Currently there is no S3ToBigQuery operator.

My choices are:

  1. Use the S3ToGoogleCloudStorageOperator and then use the GoogleCloudStorageToBigQueryOperator

    This is not something i'm eager to do. This means paying double for storage. Even if removing the file from either one of the storage that still involves payment.

  2. Download the file from S3 to local file system and load it to BigQuery from file system - However there is no S3DownloadOperator This means writing the whole process from scratch without Airflow involvement. This misses the point of using Airflow.

Is there another option? What would you suggest to do?

3

3 Answers

1
votes

This is what I ended up with. This should be converted to a S3toLocalFile Operator.

def download_from_s3(**kwargs):
    hook = S3Hook(aws_conn_id='project-s3')    

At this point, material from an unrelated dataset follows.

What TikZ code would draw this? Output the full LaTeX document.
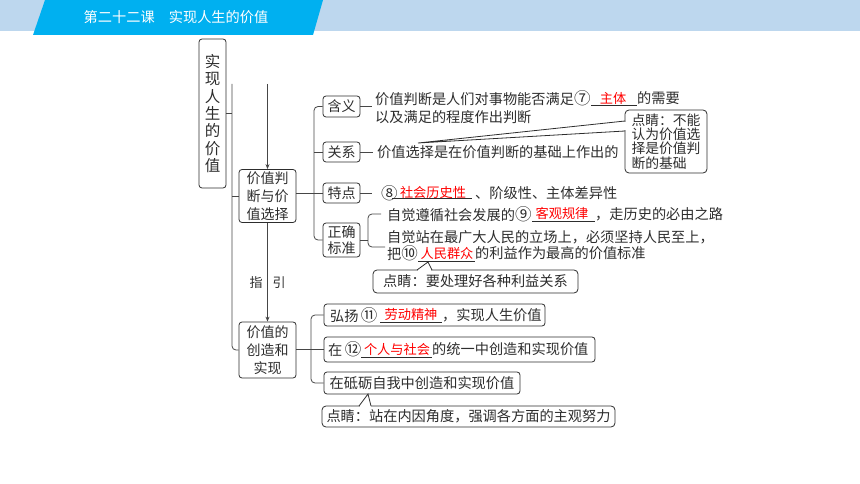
\documentclass[tikz,border=0pt]{standalone}
\usepackage{fontspec}
\setmainfont{Noto Sans CJK SC}
\newcommand{\cnum}[1]{{\fontsize{16.5}{17}\selectfont #1}}
\usetikzlibrary{arrows.meta}
\definecolor{bandlight}{RGB}{189,215,238}
\definecolor{bandcyan}{RGB}{0,176,240}
\definecolor{ink}{RGB}{45,45,45}
\definecolor{lineg}{RGB}{70,70,70}
\definecolor{ansred}{RGB}{255,0,0}
\begin{document}
\begin{tikzpicture}[x=1pt,y=-1pt,
  box/.style={draw=ink, rounded corners=3pt, line width=0.8pt, inner sep=0pt, text=ink, align=center, font=\fontsize{14}{18}\selectfont},
  txt/.style={anchor=west, inner sep=0pt, text=ink, font=\fontsize{14.2}{17}\selectfont},
  ans/.style={inner sep=0pt, text=ansred, font=\fontsize{13.2}{16}\selectfont},
  uline/.style={draw=ink, line width=0.6pt},
  conn/.style={draw=lineg, line width=0.8pt},
  wedge/.style={draw=ink, line width=0.8pt},
  arr/.style={-{Stealth[length=5pt,width=4pt]}},
  lbl/.style={inner sep=0pt, text=ink, font=\fontsize{13}{15}\selectfont},
  notebox/.style={draw=ink, rounded corners=4pt, line width=0.8pt, fill=white, inner sep=0pt, text=ink, font=\fontsize{14.2}{14.5}\selectfont},
]
\useasboundingbox (0,0) rectangle (860,484);
% header
\fill[bandlight] (0,0) rectangle (860,31);
\fill[bandcyan] (45,0) -- (323,0) -- (313,35) -- (33,35) -- cycle;
\node[inner sep=0pt, text=white, font=\fontsize{14.2}{16}\selectfont] (title) at (176,17) {第二十二课　实现人生的价值};

% main box and level-2 boxes
\node[box, minimum width=27pt, minimum height=149pt, font=\fontsize{15.5}{17.3}\selectfont] (mainbox) at (212.5,113.5) {实\\现\\人\\生\\的\\价\\值};
\node[box, minimum width=57pt, minimum height=53pt] (box2) at (267.5,196) {价值判\\断与价\\值选择};
\node[box, minimum width=57pt, minimum height=56pt] (box3) at (267.5,350) {价值的\\创造和\\实现};

\coordinate (ltop) at (232,84);
\coordinate (atop) at (267.5,84);
\draw[conn, rounded corners=4pt] (ltop) |- (box3.west);
\draw[conn] (mainbox.east) -- (mainbox.east -| ltop);
\draw[conn] (box2.west -| ltop) -- (box2.west);
\draw[conn, arr] (atop) -- (box2.north);
\draw[conn, arr] (box2.south) -- (box3.north);
\node[lbl] (zhi) at (256,283) {指};
\node[lbl] (yin) at (279,283) {引};

% level-3 boxes (upper)
\node[box, minimum width=37pt, minimum height=21pt] (hanyi) at (341.5,106.5) {含义};
\node[box, minimum width=37pt, minimum height=20pt] (guanxi) at (341.5,152) {关系};
\node[box, minimum width=37pt, minimum height=20pt] (tedian) at (341.5,193) {特点};
\node[box, minimum width=37pt, minimum height=34pt, font=\fontsize{14}{16}\selectfont] (zhengque) at (341.5,240) {正确\\标准};

\coordinate (brk1) at (314,150);
\draw[conn] (box2.east |- tedian.west) -- (tedian.west);
\draw[conn, rounded corners=4pt] (hanyi.west) -| (brk1) |- (zhengque.west);
\draw[conn] (guanxi.west -| brk1) -- (guanxi.west);

% 含义
\node[txt] (t1a) at (375,98) {价值判断是人们对事物能否满足\cnum{⑦}};
\draw[uline] (591,105) -- (637,105);
\node[ans] (t1b) at (613,98) {主体};
\node[txt] (t1c) at (637,98) {的需要};
\node[txt] (t2) at (375,117) {以及满足的程度作出判断};
\coordinate (h1) at (372,106.5);
\draw[conn] (hanyi.east) -- (h1);

% 关系
\node[txt] (t3) at (377,152) {价值选择是在价值判断的基础上作出的};
\coordinate (h2) at (373,152);
\draw[conn] (guanxi.east) -- (h2);

% 特点
\node[txt] (t4a) at (381,193) {\cnum{⑧}};
\draw[uline] (392,198) -- (472,198);
\node[ans] (t4b) at (433,192) {社会历史性};
\node[txt] (t4c) at (475,193) {、阶级性、主体差异性};
\coordinate (h3) at (372,193);
\draw[conn] (tedian.east) -- (h3);

% 正确标准
\coordinate (brk2) at (368,230);
\coordinate (z1) at (381,214);
\coordinate (z3) at (385,247);
\draw[conn] (zhengque.east) -- (zhengque.east -| brk2);
\draw[conn, rounded corners=4pt] (z1) -| (brk2) |- (z3);
\node[txt] (t5a) at (387,214) {自觉遵循社会发展的\cnum{⑨}};
\draw[uline] (532,221) -- (595,221);
\node[ans] (t5b) at (562,213) {客观规律};
\node[txt] (t5c) at (595,214) {，走历史的必由之路};
\node[txt] (t6) at (387,237) {自觉站在最广大人民的立场上，必须坚持人民至上，};
\node[txt] (t7a) at (387,253) {把\cnum{⑩}};
\draw[uline] (418,261) -- (475,261);
\node[ans] (t7b) at (447,253) {人民群众};
\node[txt] (t7c) at (475,253) {的利益作为最高的价值标准};

% callout 1
\node[notebox, minimum width=82pt, minimum height=63pt, align=left, font=\fontsize{13.8}{14.2}\selectfont] (note1) at (666,141.5) {点睛：不能\\认为价值选\\择是价值判\\断的基础};
\fill[white] (623.5,121.8) rectangle (626.5,130.2);
\draw[wedge] (625,121) -- (418,143) -- (625,131);

% callout 2
\node[notebox, minimum width=205pt, minimum height=23pt] (note2) at (475.5,281.5) {点睛：要处理好各种利益关系};
\fill[white] (417.8,268.5) rectangle (431.2,271.5);
\draw[wedge] (417,270) -- (428,262) -- (432,270);

% lower boxes
\node[box, minimum width=221pt, minimum height=22pt] (boxA) at (434.5,315) {};
\node[box, minimum width=271pt, minimum height=25pt] (boxB) at (459.5,349.5) {};
\node[box, minimum width=196pt, minimum height=22pt, font=\fontsize{14.2}{17}\selectfont] (boxC) at (422,383) {在砥砺自我中创造和实现价值};

\coordinate (brk3) at (311,350);
\draw[conn, rounded corners=4pt] (boxA.west) -| (brk3) |- (boxC.west);
\draw[conn] (box3.east |- boxB.west) -- (boxB.west);

\node[txt] (a1) at (330,315) {弘扬\,\cnum{⑪}};
\draw[uline] (380,322) -- (442,322);
\node[ans] (a2) at (411,314) {劳动精神};
\node[txt] (a3) at (442,315) {，实现人生价值};

\node[txt] (b1) at (328,349.5) {在\,\cnum{⑫}};
\draw[uline] (361,357) -- (432,357);
\node[ans] (b2) at (397,349) {个人与社会};
\node[txt] (b3) at (432,349.5) {的统一中创造和实现价值};

% callout 3
\node[notebox, minimum width=293pt, minimum height=21pt] (note3) at (468.5,416.5) {点睛：站在内因角度，强调各方面的主观努力};
\fill[white] (359.8,404.5) rectangle (370.5,407.5);
\draw[wedge] (359,406) -- (368,394) -- (371,406);
\end{tikzpicture}
\end{document}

    result = hook.read_key(bucket_name='stage-project-metrics',
                           key='{}.csv'.format(kwargs['ds']))

    if not result:
        logging.info('no data found')
    else:
        outfile = '{}project{}.csv'.format(Variable.get("data_directory"),kwargs['ds'])

        f=open(outfile,'w+')
        f.write(result)
        f.close()

    return result
0
votes

If the first option is cost restrictive, you could just use the S3Hook to download the file through the PythonOperator:

from airflow.hooks.S3_hook import S3Hook
from datetime import timedelta, datetime
from airflow import DAG
from airflow.hooks.S3_hook import S3Hook
from airflow.operators.python_operator import PythonOperator

default_args = {
    'owner': 'airflow',
    'depends_on_past': False,
    'start_date': datetime(2018, 1, 1),
    'email_on_failure': False,
    'email_on_retry': False,
    'retries': 0
}
def download_from_s3(**kwargs):


    hook = S3Hook(aws_conn_id='s3_conn')

    hook.read_key(bucket_name='workflows-dev',
                   key='test_data.csv')

dag = DAG('s3_download',
          schedule_interval='@daily',
          default_args=default_args,
          catchup=False)

with dag:
download_data = PythonOperator(
        task_id='download_data',
        python_callable=download_from_s3,
        provide_context=True
    )
0
votes

What you can do instead is use S3ToGoogleCloudStorageOperator and then use GoogleCloudStorageToBigQueryOperator with an external_table table flag i.e pass external_table =True.

This will create an external data that points to GCS location and doesn't store your data in BigQuery but you can still query it.